A car rolls up to your curb. No steering wheel. No brake pedal. No dashboard because there’s no driver. Until recently, selling that vehicle at scale in the United States required jumping through a regulatory hoop designed before smartphones existed. NHTSA has now proposed amending Federal Motor Vehicle Safety Standard No. 135 — the rule governing brake systems — to drop the brake-pedal mandate for vehicles designed exclusively for automated driving systems. This is a proposal, not a final rule; a 30-day public comment period follows. But for Tesla’s pedal-less Cybercab and Amazon’s Zoox shuttle, it’s the clearest signal yet that the velvet rope separating pilot programs from actual fleets is coming down.
No Pedals, No Problem — But the Brakes Still Have to Work
Rewriting the standard itself, rather than granting case-by-case waivers, is what finally breaks the scaling bottleneck for purpose-built robotaxis.
Here’s the chokepoint that’s been strangling robotaxi ambitions. Any vehicle missing required safety-standard equipment — pedals, mirrors, steering wheels — needed an individual exemption under Part 555, capped at 2,500 units per manufacturer per year. That ceiling makes a nationwide fleet mathematically impossible. Rewriting the standard lets AV makers self-certify compliance without annual waiver applications. Braking performance requirements — stopping distances, deceleration rates — remain intact, just tested through modified safety requirements.

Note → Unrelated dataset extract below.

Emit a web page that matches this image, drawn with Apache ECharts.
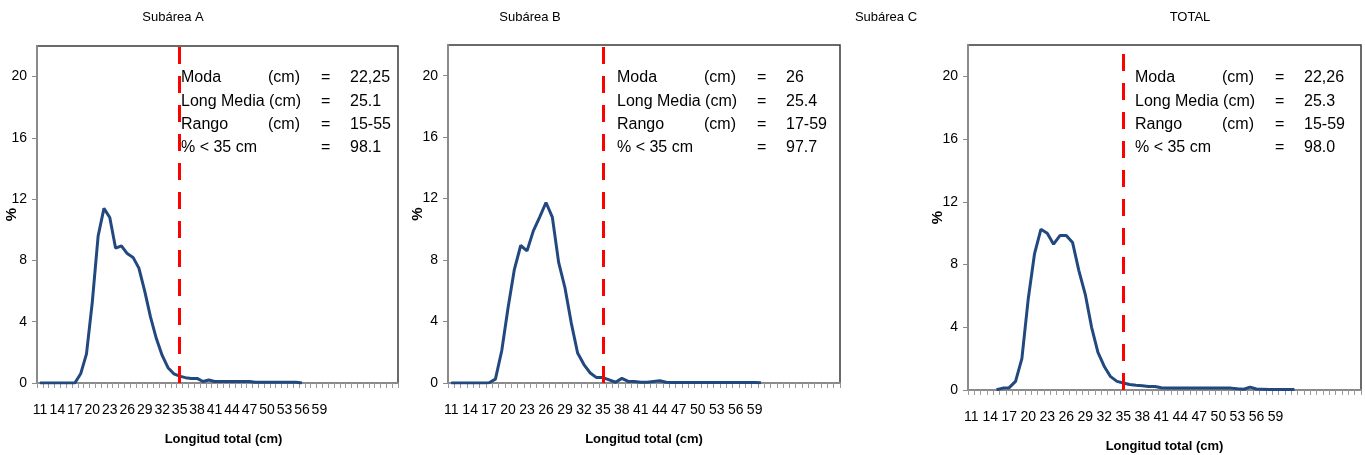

- NHTSA’s proposal targets Federal Motor Vehicle Safety Standard No. 135 specifically; braking performance standards stay, the hardware mandate goes
- The 2,500-vehicle-per-year exemption cap has constrained every purpose-built AV deployment to date
- Tesla’s Cybercab is already running a limited Austin robotaxi pilot using remote teleoperators, not safety drivers — a fact Tesla reportedly acknowledged to NHTSA
- Zoox (Amazon) previously obtained a testing exemption; commercial scaling required yet another separate application
NHTSA’s administrator stated, according to TechCrunch, that the agency is “tearing down pointless barriers to innovative designs while strengthening the fundamental safety requirements that matter.”
Worth noting the tension here. NHTSA itself acknowledges that no consumer vehicle sold today is fully self-driving. Hardware rules are being relaxed before AV-specific behavioral performance standards are finalized — a sequencing choice that transportation-policy researchers and safety-focused observers find, at minimum, worth scrutinizing closely.
Who Actually Wins the Robotaxi Race
The proposal reshapes competition between native AV platforms built from scratch and retrofit players who already cleared the old rules.
Tesla gains the most ground. The Cybercab was engineered from scratch without human controls and has never sought a formal FMVSS exemption — essentially waiting on exactly this regulatory rewrite. Zoox benefits similarly. Waymo, which retrofits Jaguar I-Pace vehicles while retaining steering wheels and pedals, sidesteps the question entirely; its cars already comply under existing rules and don’t need this change.
Transportation Secretary Sean Duffy argued that removing outdated requirements “will reduce costs and enhance safety” for ADS-only vehicles, according to DOT statements.
Both administrations have pushed this direction — the Biden administration finalized a rule allowing AVs without steering wheels, and the Trump administration is now targeting the pedal. Whether the safety safeguards keeping pace with that hardware removal are enough to match the speed of the rewrite is the open question worth watching.